French medicine needed a strong rebuttal to the Church’s views on Lourdes, and he was in a perfect position, on behalf of his profession, to provide one. Charcot wrote ‘The Faith Cure’ (‘La foi qui guerit), and arranged for it to be published simultaneously in English and French in 1892, one year before his death. All the healings at Lourdes, extraordinary as they were, were simply evidence that the natural healing powers of the mind were far more extensive than the medical profession had previously appreciated. Why had it taken Lourdes to reveal this? Charcot focused on the remarkable features of Lourdes as a site. Its remoteness meant that all pilgrims underwent a long, arduous journey to reach it (the train trip from Paris at that time took twenty-two hours). When they finally arrived, they were exhausted and their critical faculties were diminished. Arriving at the shrine (grotto) itself, they were then immediately immersed in multiple sacred symbols of healing. Joining crowds of other believers, they were infected with the emotional contagion of collective hope. It all added up to a fabulous confluence of factors guaranteed to open the mind to any and all influences.

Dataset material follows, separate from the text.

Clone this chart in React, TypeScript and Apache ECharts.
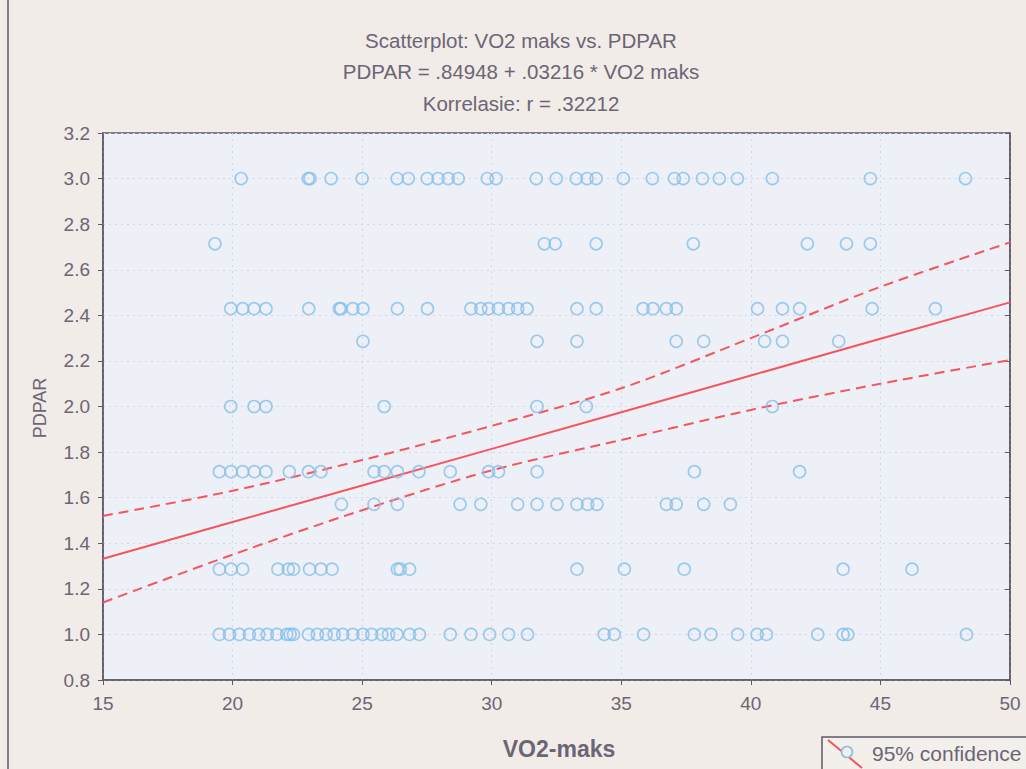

Hence the cures and the miracles that have continued till date. There is no need for supernatural explanation for these events and the medical science today has perfectly natural explanation for such healings and the so called demonic possessions or exorcisms.
If we have to keep our understanding of medicine, psychology, psychiatry and neurology, the Muslim scholars have to give up their obsession with Jinn. Otherwise, hell breaks loose and we never know when we are moving from the domain of human psychology to demonic possession.
As regards the issue of Iblis or Satan, in the interest of space, let me just link two articles here: Surah Zukhruf – Ornaments of Gold: The Satan that Doesn’t Exist and Surah Al Baqara (The Cow): Section 4: Adam and Eve.
If we elevate one person to the pedestal, be he a great Sunni scholar like Hamza Yusuf, supreme leader of Shiite Islam in Iran: Ali Khamenei, Imam of Ismailis: Prince Aga Khan or the Khalifa of Ahmadiyya Muslims: Hazrat Mirza Masroor Ahmad, and limit our learning only to them with the exclusion of others, then we are disobeying the prophet Muhammad, may peace be on him, when he said a word of wisdom is the lost wealth of a believer, he finds it and accepts it from whatever source or wherever he finds it.
The prophet Muhammad, may peace be on him, said that the scholars of my Ummat are like the prophets among the Israelites. So, let us respect our teachers as such but not elevate them to the status of Gods, for in so doing we divide ourselves into sects and wisdom, rationality, vision and beautifully evolving understanding of the Quran escapes us.